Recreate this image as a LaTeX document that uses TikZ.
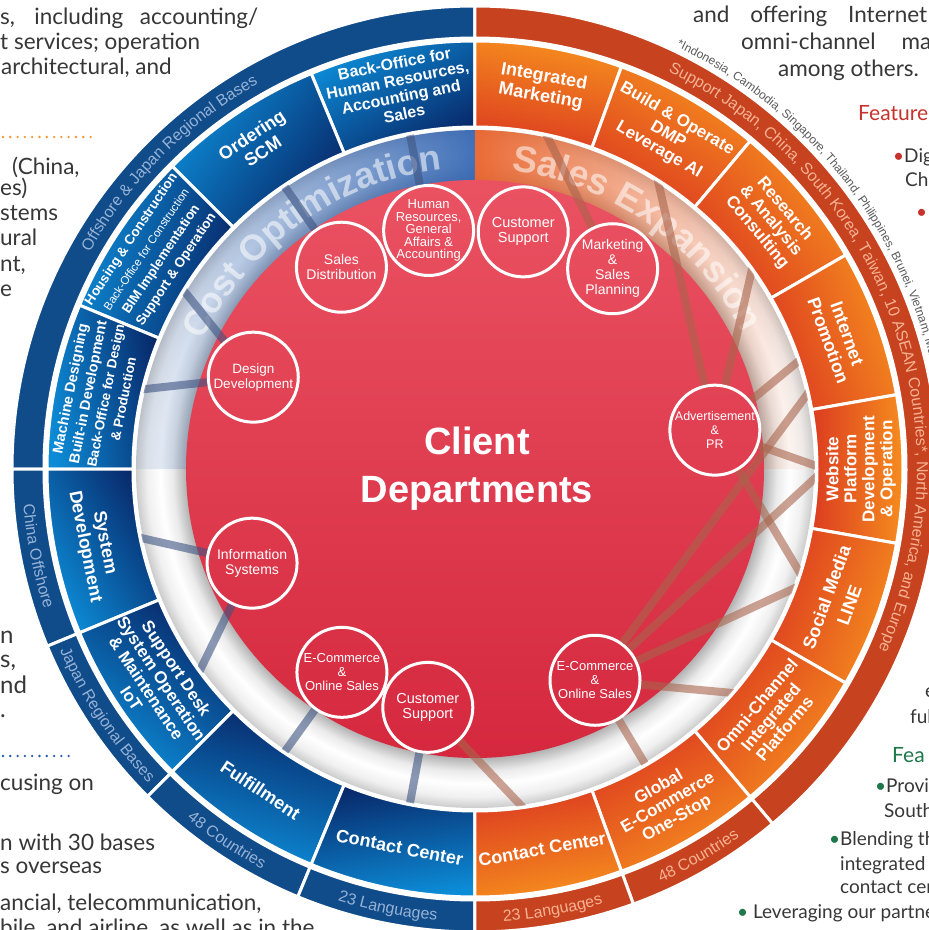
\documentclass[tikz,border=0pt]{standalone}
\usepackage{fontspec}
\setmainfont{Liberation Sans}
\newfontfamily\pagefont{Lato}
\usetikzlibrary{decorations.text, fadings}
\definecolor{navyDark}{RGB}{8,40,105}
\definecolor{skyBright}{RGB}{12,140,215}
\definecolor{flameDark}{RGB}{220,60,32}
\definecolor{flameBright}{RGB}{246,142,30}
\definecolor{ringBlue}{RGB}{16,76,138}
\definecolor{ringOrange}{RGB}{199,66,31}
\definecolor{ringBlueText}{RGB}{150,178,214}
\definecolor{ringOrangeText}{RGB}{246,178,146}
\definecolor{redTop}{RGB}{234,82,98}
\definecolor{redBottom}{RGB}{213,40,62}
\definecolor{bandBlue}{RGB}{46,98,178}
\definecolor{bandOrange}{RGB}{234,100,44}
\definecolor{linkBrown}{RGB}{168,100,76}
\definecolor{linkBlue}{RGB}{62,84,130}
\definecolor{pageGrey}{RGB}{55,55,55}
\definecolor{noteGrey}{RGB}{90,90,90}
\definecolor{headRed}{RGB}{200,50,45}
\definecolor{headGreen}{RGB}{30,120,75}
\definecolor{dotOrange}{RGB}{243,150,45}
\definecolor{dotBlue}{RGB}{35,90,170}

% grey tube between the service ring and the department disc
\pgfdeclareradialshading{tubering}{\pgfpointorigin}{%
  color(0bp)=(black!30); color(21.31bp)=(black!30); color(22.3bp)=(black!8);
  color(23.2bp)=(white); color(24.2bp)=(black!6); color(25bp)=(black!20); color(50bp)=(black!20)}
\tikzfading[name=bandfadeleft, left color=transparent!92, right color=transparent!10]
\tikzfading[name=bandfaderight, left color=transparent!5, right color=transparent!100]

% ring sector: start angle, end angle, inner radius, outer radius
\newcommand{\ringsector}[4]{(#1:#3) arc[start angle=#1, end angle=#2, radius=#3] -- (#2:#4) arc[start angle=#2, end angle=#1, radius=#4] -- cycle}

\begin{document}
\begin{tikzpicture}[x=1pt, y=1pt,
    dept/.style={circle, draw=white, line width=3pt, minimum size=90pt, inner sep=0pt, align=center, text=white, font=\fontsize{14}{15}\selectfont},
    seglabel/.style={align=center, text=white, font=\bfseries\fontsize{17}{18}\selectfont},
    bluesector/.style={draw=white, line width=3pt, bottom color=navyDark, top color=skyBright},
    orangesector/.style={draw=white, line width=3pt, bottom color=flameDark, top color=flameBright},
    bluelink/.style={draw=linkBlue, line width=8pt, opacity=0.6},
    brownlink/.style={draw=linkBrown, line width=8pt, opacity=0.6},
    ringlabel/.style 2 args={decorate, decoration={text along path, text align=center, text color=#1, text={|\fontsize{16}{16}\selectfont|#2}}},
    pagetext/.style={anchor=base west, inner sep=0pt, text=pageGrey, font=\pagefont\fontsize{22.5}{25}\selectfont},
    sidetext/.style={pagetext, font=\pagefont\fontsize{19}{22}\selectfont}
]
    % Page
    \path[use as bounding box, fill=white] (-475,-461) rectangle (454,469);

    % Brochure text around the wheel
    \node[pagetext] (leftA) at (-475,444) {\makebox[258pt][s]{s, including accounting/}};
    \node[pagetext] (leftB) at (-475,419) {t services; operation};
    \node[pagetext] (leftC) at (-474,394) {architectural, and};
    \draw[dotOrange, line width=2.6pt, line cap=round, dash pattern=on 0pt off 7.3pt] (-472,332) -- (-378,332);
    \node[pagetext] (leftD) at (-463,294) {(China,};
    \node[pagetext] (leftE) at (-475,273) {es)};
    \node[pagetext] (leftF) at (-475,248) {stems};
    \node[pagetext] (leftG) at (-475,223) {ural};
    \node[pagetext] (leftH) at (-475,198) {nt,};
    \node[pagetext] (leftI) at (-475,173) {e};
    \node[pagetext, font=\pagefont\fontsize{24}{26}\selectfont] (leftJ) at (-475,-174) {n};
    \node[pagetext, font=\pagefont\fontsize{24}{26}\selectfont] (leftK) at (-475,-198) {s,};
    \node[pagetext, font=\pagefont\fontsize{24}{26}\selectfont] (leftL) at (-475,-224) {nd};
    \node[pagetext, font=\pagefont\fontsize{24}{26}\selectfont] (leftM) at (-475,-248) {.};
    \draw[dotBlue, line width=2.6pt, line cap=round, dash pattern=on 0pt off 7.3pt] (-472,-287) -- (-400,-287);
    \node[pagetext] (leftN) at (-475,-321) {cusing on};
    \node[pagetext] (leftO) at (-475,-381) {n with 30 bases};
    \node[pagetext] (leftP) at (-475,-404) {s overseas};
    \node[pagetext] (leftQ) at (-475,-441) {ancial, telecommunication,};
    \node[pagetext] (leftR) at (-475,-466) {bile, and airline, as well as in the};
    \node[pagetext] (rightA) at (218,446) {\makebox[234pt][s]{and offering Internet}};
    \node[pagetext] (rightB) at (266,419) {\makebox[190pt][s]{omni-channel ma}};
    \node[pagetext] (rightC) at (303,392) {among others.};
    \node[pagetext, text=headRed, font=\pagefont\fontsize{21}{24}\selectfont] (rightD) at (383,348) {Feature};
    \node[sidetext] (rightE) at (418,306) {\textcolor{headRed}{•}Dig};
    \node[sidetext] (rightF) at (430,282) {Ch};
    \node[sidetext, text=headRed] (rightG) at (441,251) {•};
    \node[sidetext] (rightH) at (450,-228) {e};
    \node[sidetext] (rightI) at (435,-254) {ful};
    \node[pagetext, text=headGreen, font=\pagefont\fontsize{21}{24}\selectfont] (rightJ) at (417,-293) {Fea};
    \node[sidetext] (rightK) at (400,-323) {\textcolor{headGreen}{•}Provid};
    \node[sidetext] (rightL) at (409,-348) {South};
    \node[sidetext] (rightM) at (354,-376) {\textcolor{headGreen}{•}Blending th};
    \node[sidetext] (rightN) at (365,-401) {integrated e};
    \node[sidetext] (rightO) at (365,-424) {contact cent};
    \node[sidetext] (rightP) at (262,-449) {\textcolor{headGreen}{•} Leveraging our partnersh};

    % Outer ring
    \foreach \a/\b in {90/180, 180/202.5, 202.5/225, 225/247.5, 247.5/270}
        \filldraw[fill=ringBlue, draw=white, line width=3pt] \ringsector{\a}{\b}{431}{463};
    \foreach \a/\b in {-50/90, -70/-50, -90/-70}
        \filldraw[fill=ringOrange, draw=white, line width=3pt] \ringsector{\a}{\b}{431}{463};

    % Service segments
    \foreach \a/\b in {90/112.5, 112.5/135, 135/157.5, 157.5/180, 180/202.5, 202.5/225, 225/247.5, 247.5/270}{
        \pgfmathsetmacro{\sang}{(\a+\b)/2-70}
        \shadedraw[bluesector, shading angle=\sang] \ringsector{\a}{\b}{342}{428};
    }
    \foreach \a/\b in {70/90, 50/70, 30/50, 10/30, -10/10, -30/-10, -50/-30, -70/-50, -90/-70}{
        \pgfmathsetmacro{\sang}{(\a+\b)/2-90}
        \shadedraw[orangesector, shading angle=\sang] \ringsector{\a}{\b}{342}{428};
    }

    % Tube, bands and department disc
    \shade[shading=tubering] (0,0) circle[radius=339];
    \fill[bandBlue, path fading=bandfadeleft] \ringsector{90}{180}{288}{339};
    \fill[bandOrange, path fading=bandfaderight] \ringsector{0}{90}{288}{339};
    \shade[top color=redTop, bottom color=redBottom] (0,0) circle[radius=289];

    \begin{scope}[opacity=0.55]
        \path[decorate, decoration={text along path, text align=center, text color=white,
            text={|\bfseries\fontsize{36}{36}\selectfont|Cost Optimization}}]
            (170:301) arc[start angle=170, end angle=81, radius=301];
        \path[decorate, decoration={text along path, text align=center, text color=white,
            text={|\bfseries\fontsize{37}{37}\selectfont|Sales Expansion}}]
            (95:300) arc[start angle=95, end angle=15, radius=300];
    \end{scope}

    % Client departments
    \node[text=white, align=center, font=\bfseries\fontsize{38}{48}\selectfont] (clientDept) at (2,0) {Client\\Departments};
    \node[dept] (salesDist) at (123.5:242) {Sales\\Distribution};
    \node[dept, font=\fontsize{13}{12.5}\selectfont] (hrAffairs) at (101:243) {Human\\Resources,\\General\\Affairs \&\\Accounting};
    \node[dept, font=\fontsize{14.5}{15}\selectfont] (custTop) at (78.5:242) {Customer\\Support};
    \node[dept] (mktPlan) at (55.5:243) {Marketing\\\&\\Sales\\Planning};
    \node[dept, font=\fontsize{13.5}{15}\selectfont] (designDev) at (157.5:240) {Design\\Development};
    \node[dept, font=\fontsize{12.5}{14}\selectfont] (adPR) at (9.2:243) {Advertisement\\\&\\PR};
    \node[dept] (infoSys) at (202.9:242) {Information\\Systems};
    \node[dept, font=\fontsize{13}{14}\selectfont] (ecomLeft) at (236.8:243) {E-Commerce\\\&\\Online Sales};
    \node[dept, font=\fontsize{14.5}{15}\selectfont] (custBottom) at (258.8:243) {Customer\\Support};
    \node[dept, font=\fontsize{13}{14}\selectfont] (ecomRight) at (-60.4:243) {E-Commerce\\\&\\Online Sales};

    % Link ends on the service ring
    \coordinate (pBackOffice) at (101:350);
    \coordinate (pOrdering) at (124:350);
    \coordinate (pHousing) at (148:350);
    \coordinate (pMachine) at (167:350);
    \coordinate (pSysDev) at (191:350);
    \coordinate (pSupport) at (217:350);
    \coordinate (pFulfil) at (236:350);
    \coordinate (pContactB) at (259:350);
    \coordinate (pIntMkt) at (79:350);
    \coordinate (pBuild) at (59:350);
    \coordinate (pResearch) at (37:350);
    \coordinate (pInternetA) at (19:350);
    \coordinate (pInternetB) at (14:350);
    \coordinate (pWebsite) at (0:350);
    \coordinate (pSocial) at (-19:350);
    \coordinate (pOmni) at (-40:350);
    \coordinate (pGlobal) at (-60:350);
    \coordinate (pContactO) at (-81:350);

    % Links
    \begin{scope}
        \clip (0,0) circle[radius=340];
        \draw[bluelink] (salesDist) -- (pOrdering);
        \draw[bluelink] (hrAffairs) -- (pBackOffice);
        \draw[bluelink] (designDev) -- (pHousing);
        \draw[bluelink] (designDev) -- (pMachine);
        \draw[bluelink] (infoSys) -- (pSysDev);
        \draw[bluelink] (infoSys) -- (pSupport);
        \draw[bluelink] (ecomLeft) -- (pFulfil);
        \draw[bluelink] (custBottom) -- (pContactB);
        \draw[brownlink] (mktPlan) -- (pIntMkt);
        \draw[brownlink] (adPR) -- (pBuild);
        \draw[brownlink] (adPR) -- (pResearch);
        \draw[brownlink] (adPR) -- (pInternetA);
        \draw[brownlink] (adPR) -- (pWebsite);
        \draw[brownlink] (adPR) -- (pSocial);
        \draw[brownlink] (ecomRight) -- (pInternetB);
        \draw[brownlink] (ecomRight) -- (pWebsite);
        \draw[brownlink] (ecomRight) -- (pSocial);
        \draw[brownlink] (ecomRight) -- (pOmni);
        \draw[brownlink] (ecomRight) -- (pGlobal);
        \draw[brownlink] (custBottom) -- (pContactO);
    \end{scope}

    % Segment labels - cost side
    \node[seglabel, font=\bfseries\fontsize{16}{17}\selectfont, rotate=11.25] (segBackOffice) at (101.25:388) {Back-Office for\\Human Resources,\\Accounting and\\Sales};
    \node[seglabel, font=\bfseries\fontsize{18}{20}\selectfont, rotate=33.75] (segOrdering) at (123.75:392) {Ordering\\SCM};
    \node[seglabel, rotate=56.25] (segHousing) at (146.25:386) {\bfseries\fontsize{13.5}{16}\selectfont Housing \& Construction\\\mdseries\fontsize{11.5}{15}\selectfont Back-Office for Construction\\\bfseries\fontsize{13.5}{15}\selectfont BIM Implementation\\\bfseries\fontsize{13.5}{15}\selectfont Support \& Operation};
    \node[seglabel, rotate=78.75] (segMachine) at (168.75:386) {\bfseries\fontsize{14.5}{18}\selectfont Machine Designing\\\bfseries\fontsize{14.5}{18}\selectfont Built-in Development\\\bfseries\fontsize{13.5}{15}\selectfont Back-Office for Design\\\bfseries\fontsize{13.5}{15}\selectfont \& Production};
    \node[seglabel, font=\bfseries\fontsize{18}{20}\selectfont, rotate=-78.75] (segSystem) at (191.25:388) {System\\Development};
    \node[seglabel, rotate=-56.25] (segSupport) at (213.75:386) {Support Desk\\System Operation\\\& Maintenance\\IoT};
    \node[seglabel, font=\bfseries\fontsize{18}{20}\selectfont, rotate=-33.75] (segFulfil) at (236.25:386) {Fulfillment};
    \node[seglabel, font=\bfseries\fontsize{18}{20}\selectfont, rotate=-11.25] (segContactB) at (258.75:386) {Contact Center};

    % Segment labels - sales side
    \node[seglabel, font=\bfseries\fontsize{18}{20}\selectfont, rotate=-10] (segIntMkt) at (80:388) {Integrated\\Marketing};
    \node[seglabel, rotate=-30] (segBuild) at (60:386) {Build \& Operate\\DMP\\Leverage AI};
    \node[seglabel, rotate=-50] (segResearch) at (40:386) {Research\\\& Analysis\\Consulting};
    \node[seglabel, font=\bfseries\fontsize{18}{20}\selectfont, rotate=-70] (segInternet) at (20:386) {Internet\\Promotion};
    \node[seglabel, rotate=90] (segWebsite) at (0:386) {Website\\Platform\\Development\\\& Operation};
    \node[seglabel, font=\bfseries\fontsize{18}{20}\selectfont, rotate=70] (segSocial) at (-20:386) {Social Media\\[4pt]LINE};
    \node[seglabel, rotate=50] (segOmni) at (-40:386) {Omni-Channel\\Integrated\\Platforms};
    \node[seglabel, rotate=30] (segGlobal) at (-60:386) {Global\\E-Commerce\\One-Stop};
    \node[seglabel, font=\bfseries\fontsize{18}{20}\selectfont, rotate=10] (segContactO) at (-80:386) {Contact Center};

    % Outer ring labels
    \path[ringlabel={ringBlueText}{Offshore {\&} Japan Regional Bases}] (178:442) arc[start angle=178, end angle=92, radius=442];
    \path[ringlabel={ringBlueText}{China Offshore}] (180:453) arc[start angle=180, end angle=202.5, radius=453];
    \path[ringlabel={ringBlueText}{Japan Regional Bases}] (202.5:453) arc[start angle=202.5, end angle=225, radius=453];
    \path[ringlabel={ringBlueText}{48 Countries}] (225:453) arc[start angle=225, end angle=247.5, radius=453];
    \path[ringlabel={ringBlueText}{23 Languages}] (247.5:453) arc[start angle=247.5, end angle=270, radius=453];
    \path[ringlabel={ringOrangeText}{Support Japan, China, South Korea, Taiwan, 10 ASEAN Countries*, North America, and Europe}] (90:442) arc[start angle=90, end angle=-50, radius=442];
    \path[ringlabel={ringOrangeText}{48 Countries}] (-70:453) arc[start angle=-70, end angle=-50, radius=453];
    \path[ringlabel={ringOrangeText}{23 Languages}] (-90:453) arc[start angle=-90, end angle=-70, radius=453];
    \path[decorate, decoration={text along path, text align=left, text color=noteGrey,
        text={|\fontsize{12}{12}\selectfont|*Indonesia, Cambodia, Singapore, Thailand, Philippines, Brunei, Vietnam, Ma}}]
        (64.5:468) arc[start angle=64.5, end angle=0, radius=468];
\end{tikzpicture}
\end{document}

++++++++++++++++++++

EXERCISE TASK:
Go from the first line of the data above to the line containing "arc[start angle=#1, end" and retype exactly those lines, both included, but none of the pictures.

ANSWER FOR THE TASK:
Recreate this image as a LaTeX document that uses TikZ.
\documentclass[tikz,border=0pt]{standalone}
\usepackage{fontspec}
\setmainfont{Liberation Sans}
\newfontfamily\pagefont{Lato}
\usetikzlibrary{decorations.text, fadings}
\definecolor{navyDark}{RGB}{8,40,105}
\definecolor{skyBright}{RGB}{12,140,215}
\definecolor{flameDark}{RGB}{220,60,32}
\definecolor{flameBright}{RGB}{246,142,30}
\definecolor{ringBlue}{RGB}{16,76,138}
\definecolor{ringOrange}{RGB}{199,66,31}
\definecolor{ringBlueText}{RGB}{150,178,214}
\definecolor{ringOrangeText}{RGB}{246,178,146}
\definecolor{redTop}{RGB}{234,82,98}
\definecolor{redBottom}{RGB}{213,40,62}
\definecolor{bandBlue}{RGB}{46,98,178}
\definecolor{bandOrange}{RGB}{234,100,44}
\definecolor{linkBrown}{RGB}{168,100,76}
\definecolor{linkBlue}{RGB}{62,84,130}
\definecolor{pageGrey}{RGB}{55,55,55}
\definecolor{noteGrey}{RGB}{90,90,90}
\definecolor{headRed}{RGB}{200,50,45}
\definecolor{headGreen}{RGB}{30,120,75}
\definecolor{dotOrange}{RGB}{243,150,45}
\definecolor{dotBlue}{RGB}{35,90,170}

% grey tube between the service ring and the department disc
\pgfdeclareradialshading{tubering}{\pgfpointorigin}{%
  color(0bp)=(black!30); color(21.31bp)=(black!30); color(22.3bp)=(black!8);
  color(23.2bp)=(white); color(24.2bp)=(black!6); color(25bp)=(black!20); color(50bp)=(black!20)}
\tikzfading[name=bandfadeleft, left color=transparent!92, right color=transparent!10]
\tikzfading[name=bandfaderight, left color=transparent!5, right color=transparent!100]

% ring sector: start angle, end angle, inner radius, outer radius
\newcommand{\ringsector}[4]{(#1:#3) arc[start angle=#1, end angle=#2, radius=#3] -- (#2:#4) arc[start angle=#2, end angle=#1, radius=#4] -- cycle}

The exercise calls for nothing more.